Directions
Copy nothing but the stretch that opens with the line containing "Clone this chart" and closes with the line containing "-3000, 0, 0, 0, 0, 0];". Keep pictures out.

** START Records shown **

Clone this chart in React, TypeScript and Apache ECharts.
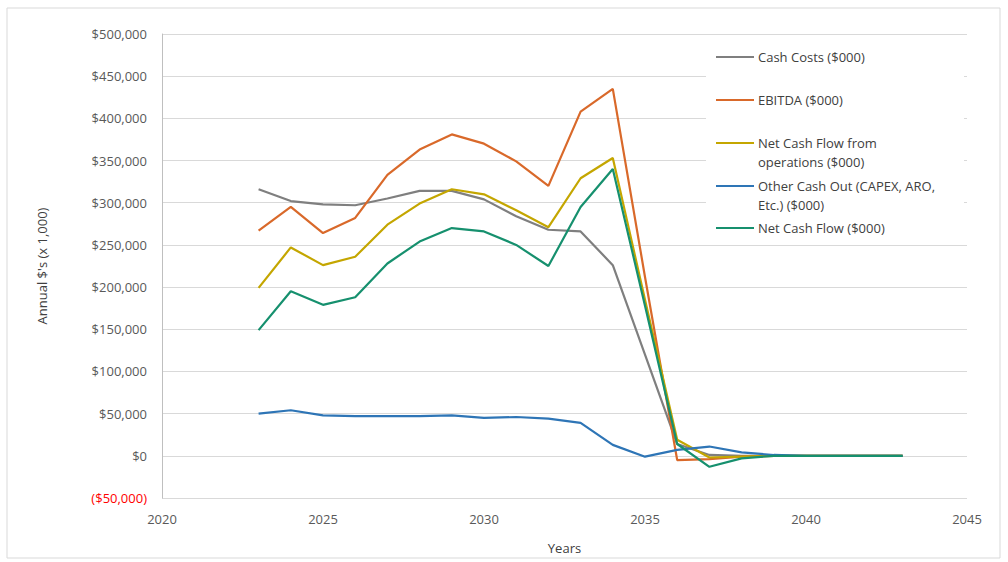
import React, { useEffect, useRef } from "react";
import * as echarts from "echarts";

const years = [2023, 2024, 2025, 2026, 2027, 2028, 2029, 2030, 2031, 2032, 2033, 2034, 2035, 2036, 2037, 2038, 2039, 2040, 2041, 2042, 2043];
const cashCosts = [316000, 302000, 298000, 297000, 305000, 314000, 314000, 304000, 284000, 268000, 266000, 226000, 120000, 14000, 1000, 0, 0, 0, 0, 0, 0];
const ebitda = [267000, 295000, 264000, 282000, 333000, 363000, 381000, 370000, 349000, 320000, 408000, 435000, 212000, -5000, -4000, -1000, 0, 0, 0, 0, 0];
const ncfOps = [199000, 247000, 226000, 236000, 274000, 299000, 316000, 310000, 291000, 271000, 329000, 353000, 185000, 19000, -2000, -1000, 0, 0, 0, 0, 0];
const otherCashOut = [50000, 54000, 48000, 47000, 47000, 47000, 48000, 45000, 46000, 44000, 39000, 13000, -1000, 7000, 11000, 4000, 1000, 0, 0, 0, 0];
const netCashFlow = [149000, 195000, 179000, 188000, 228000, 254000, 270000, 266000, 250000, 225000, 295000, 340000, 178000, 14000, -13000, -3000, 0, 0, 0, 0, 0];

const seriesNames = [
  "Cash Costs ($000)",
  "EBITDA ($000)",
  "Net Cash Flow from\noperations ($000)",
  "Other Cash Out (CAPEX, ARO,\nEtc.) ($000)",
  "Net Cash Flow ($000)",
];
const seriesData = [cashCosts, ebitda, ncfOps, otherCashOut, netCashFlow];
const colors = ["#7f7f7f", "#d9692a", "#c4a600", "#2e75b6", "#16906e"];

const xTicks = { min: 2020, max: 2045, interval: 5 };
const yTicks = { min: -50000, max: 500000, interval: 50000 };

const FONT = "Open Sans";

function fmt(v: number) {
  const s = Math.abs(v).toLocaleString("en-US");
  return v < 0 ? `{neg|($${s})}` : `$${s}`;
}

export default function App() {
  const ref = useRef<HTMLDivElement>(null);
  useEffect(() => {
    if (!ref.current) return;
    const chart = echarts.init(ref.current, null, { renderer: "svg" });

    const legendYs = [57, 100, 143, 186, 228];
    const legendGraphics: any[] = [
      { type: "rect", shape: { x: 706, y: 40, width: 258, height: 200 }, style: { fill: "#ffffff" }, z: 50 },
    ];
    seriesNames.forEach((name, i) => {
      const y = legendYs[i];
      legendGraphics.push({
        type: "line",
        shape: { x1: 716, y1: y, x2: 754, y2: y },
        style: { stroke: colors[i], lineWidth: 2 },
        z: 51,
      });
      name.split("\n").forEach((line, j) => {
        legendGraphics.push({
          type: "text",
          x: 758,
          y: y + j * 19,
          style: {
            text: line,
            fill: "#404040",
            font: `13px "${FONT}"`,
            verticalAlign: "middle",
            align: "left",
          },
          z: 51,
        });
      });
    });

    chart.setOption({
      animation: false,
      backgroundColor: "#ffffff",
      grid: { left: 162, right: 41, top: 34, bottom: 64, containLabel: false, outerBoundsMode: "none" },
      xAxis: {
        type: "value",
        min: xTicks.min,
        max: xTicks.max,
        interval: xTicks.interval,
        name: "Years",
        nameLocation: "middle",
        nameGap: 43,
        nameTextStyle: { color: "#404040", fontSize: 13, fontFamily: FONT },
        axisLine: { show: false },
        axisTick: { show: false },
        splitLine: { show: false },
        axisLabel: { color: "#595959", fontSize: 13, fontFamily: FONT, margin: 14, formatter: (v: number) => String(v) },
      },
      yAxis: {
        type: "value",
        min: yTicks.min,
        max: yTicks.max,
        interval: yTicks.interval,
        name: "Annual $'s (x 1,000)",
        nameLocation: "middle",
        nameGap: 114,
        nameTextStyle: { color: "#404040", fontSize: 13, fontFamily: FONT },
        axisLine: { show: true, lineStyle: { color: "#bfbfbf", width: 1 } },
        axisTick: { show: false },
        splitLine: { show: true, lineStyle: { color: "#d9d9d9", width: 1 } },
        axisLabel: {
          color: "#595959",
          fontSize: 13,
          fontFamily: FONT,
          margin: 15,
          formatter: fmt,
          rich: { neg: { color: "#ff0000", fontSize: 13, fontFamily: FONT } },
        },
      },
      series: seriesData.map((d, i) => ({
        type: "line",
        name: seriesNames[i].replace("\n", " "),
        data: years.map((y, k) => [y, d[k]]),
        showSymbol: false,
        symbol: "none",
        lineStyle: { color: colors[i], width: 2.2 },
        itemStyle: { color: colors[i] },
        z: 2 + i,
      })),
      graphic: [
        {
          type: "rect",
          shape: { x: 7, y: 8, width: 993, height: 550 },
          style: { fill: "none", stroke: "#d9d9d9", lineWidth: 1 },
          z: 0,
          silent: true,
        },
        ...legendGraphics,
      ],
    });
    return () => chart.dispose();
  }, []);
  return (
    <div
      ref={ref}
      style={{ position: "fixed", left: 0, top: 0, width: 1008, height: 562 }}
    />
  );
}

** END Records shown **
** START Records shown **

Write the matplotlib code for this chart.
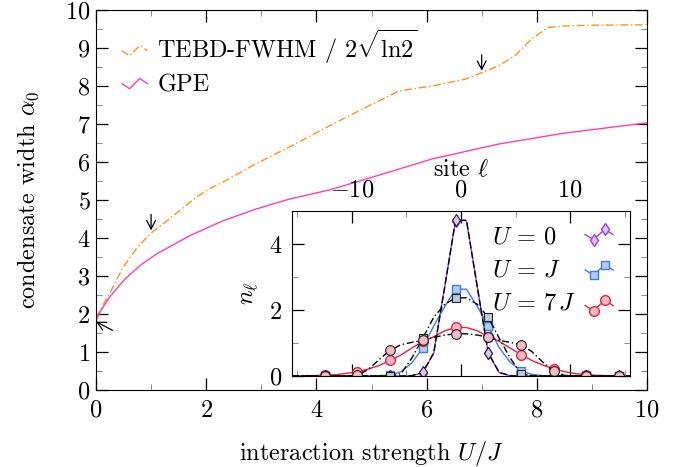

** END Records shown **

Answer to this problem
Clone this chart in React, TypeScript and Apache ECharts.
import React, { useEffect, useRef } from "react";
import * as echarts from "echarts";

const years = [2023, 2024, 2025, 2026, 2027, 2028, 2029, 2030, 2031, 2032, 2033, 2034, 2035, 2036, 2037, 2038, 2039, 2040, 2041, 2042, 2043];
const cashCosts = [316000, 302000, 298000, 297000, 305000, 314000, 314000, 304000, 284000, 268000, 266000, 226000, 120000, 14000, 1000, 0, 0, 0, 0, 0, 0];
const ebitda = [267000, 295000, 264000, 282000, 333000, 363000, 381000, 370000, 349000, 320000, 408000, 435000, 212000, -5000, -4000, -1000, 0, 0, 0, 0, 0];
const ncfOps = [199000, 247000, 226000, 236000, 274000, 299000, 316000, 310000, 291000, 271000, 329000, 353000, 185000, 19000, -2000, -1000, 0, 0, 0, 0, 0];
const otherCashOut = [50000, 54000, 48000, 47000, 47000, 47000, 48000, 45000, 46000, 44000, 39000, 13000, -1000, 7000, 11000, 4000, 1000, 0, 0, 0, 0];
const netCashFlow = [149000, 195000, 179000, 188000, 228000, 254000, 270000, 266000, 250000, 225000, 295000, 340000, 178000, 14000, -13000, -3000, 0, 0, 0, 0, 0];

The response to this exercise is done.